Set exercise »
Every line that holds the string "script" is to be identified and copied.

Charts and diagrams as code »
## start
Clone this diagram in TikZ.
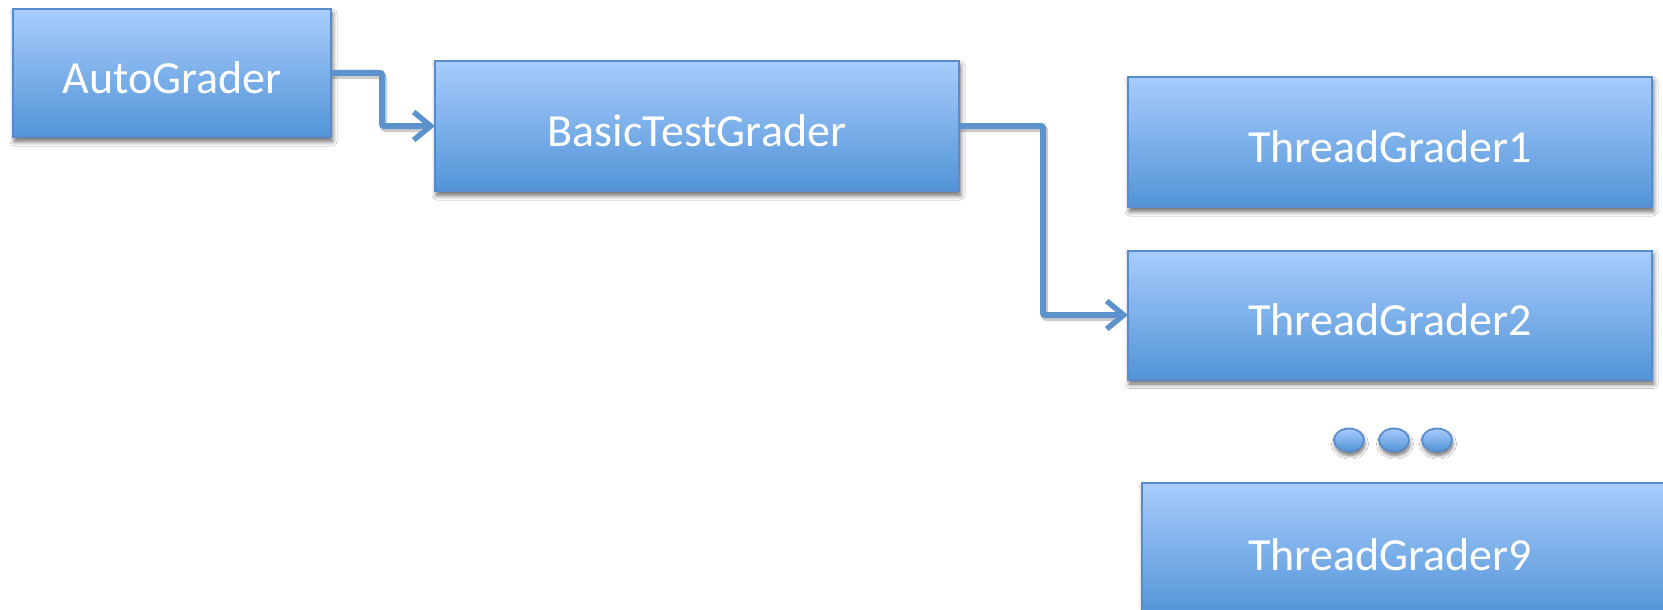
\documentclass[tikz,border=0pt]{standalone}
\usepackage{fontspec}
\setmainfont{Carlito}
\usetikzlibrary{arrows.meta,shadows.blur,shapes.geometric}
\definecolor{boxtop}{RGB}{168,204,253}
\definecolor{boxbot}{RGB}{82,148,215}
\definecolor{boxline}{RGB}{88,140,205}
\definecolor{conn}{RGB}{92,147,204}
\tikzset{
  gbox/.style={rectangle, draw=boxline, line width=2pt, top color=boxtop, bottom color=boxbot,
    text=white, font=\fontsize{46}{55}\selectfont, outer sep=0pt, inner sep=0pt,
    text height=41pt, text depth=0pt,
    blur shadow={shadow xshift=1.5pt, shadow yshift=-4.5pt, shadow blur radius=4.5pt, shadow blur steps=10, shadow opacity=60}},
  gdot/.style={ellipse, draw=boxline, line width=1.8pt, top color=boxtop, bottom color=boxbot,
    minimum width=30pt, minimum height=23pt, inner sep=0pt, outer sep=0pt,
    blur shadow={shadow xshift=1pt, shadow yshift=-4pt, shadow blur radius=3.5pt, shadow blur steps=8, shadow opacity=55}},
  lbl/.style={text=white, font=\fontsize{46}{55}\selectfont, inner sep=0pt},
  connector/.style={draw=conn, line width=6pt, rounded corners=2pt,
    -{Straight Barb[length=17pt,width=28pt,line width=5.5pt]}},
  connshadow/.style={draw=black, opacity=0.2, line width=7pt, rounded corners=2pt}
}
\begin{document}
\begin{tikzpicture}[x=1pt,y=-1pt]
\useasboundingbox (0,0) rectangle (1663,610);
\clip (0,0) rectangle (1663,610);
\fill[white] (0,0) rectangle (1663,610);

\node[gbox, minimum width=318pt, minimum height=128pt] (ag) at (172,73) {AutoGrader};
\node[gbox, minimum width=524pt, minimum height=130pt] (btg) at (697,126) {BasicTestGrader};
\node[gbox, minimum width=524pt, minimum height=130pt] (tg1) at (1390,142) {ThreadGrader1};
\node[gbox, minimum width=524pt, minimum height=129pt] (tg2) at (1390,315) {ThreadGrader2};
\node[gbox, minimum width=530pt, minimum height=134pt] (tg9) at (1407,550) {};
\node[lbl] (tg9t) at (1390,555) {ThreadGrader9};

\node[gdot] (d1) at (1349,440) {};
\node[gdot] (d2) at (1394,440) {};
\node[gdot] (d3) at (1437,440) {};

% connector shadows
\draw[connshadow] ([shift={(1.5pt,-2.5pt)}]ag.east) -- ++(51,0) |- ([shift={(-14pt,-2.5pt)}]btg.west);
\draw[connshadow] ([shift={(1.5pt,-2.5pt)}]btg.east) -- ++(84,0) |- ([shift={(-14pt,-2.5pt)}]tg2.west);

\draw[connector] (ag.east) -- ++(51,0) |- (btg.west);
\draw[connector] (btg.east) -- ++(84,0) |- (tg2.west);
\end{tikzpicture}
\end{document}
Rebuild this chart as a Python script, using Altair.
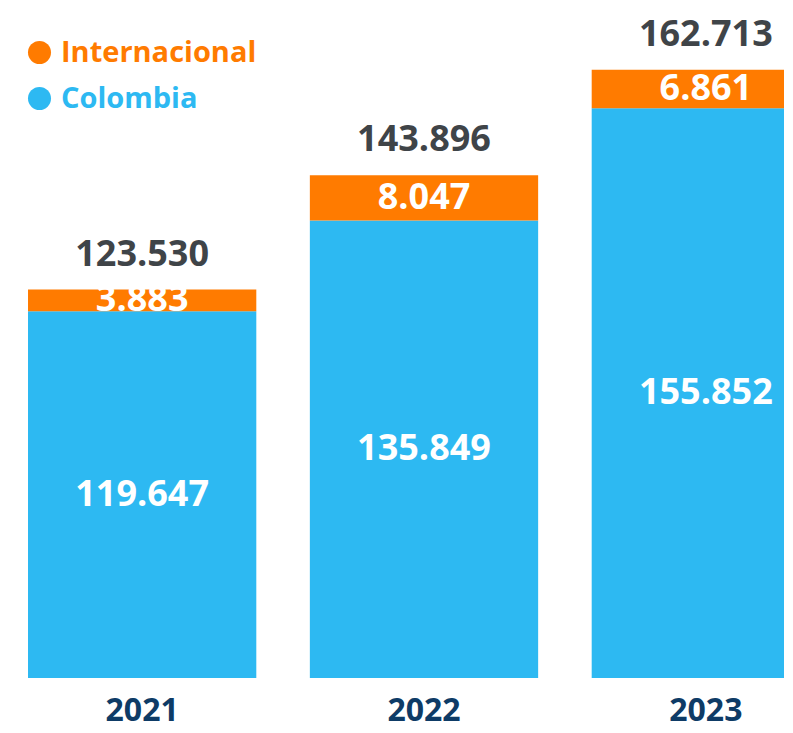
import altair as alt
import pandas as pd

years = ["2021", "2022", "2023"]
colombia = [119647, 135849, 155852]
internacional = [3883, 8047, 6861]
totals = [123530, 143896, 162713]
series = ["Internacional", "Colombia"]
colors = ["#FF7B00", "#2DB9F2"]

Y_MIN, Y_MAX = 54300, 173700


def fmt(v):
    return f"{v:,}".replace(",", ".")


rows = []
for yr, c, i in zip(years, colombia, internacional):
    rows.append({"year": yr, "serie": "Colombia", "value": c, "ord": 0})
    rows.append({"year": yr, "serie": "Internacional", "value": i, "ord": 1})
bars_df = pd.DataFrame(rows)

lab_df = pd.DataFrame({
    "year": years,
    "col_mid": [(Y_MIN + c) / 2 for c in colombia],
    "col_lab": [fmt(c) for c in colombia],
    "int_mid": [c + i / 2 for c, i in zip(colombia, internacional)],
    "int_lab": [fmt(i) for i in internacional],
    "total": totals,
    "tot_lab": [fmt(t) for t in totals],
})

xscale = alt.Scale(domain=years, range=[0, 832], paddingInner=0.19, paddingOuter=0.071)
yscale = alt.Scale(domain=[Y_MIN, Y_MAX], zero=False, nice=False)

x = alt.X("year:N", scale=xscale, sort=years,
          axis=alt.Axis(title=None, ticks=False, domain=False, labelAngle=0,
                        labelFont="Open Sans", labelFontSize=32,
                        labelFontWeight="bold", labelColor="#0E3B66", labelPadding=17))

bars = alt.Chart(bars_df).mark_bar(clip=True).encode(
    x=x,
    y=alt.Y("value:Q", stack="zero", scale=yscale, axis=None),
    color=alt.Color("serie:N", scale=alt.Scale(domain=series, range=colors),
                    legend=alt.Legend(
                        orient="none", legendX=17, legendY=30, direction="vertical",
                        title=None, symbolType="circle", symbolSize=530,
                        symbolStrokeWidth=0, symbolOpacity=1,
                        labelFont="Open Sans", labelFontSize=29, labelLimit=400,
                        labelFontWeight="bold", labelOffset=7, rowPadding=16,
                        padding=0,
                        labelColor={"expr": "datum.label == 'Internacional' ? '#FF7B00' : '#2DB9F2'"})),
    order=alt.Order("ord:Q", sort="ascending"),
)

base = alt.Chart(lab_df)
num_font = dict(font="Open Sans", fontSize=36, fontWeight="bold", baseline="middle", align="center")

col_text = base.mark_text(color="white", **num_font).encode(
    x=alt.X("year:N", scale=xscale, sort=years),
    y=alt.Y("col_mid:Q", scale=yscale), text="col_lab:N")
int_text = base.mark_text(color="white", **num_font).encode(
    x=alt.X("year:N", scale=xscale, sort=years),
    y=alt.Y("int_mid:Q", scale=yscale), text="int_lab:N")
tot_text = base.mark_text(color="#3F4448", dy=-35, **num_font).encode(
    x=alt.X("year:N", scale=xscale, sort=years),
    y=alt.Y("total:Q", scale=yscale), text="tot_lab:N")

chart = alt.layer(bars, col_text, int_text, tot_text).properties(
    width=776, height=670,
    autosize=alt.AutoSizeParams(type="none"),
    padding={"left": 0, "top": 0, "right": 0, "bottom": 46},
).configure_view(stroke=None)

chart.save("out.html", embed_options={"renderer": "svg", "actions": False})
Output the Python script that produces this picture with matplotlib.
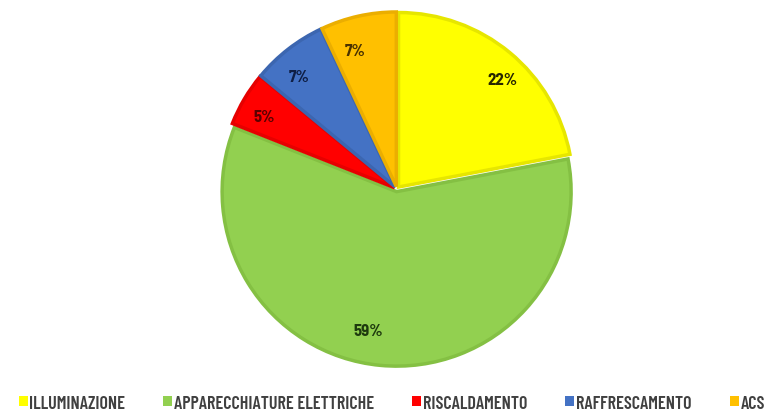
## end
Exercise solution »
Rebuild this chart as a Python script, using Altair.
Output the Python script that produces this picture with matplotlib.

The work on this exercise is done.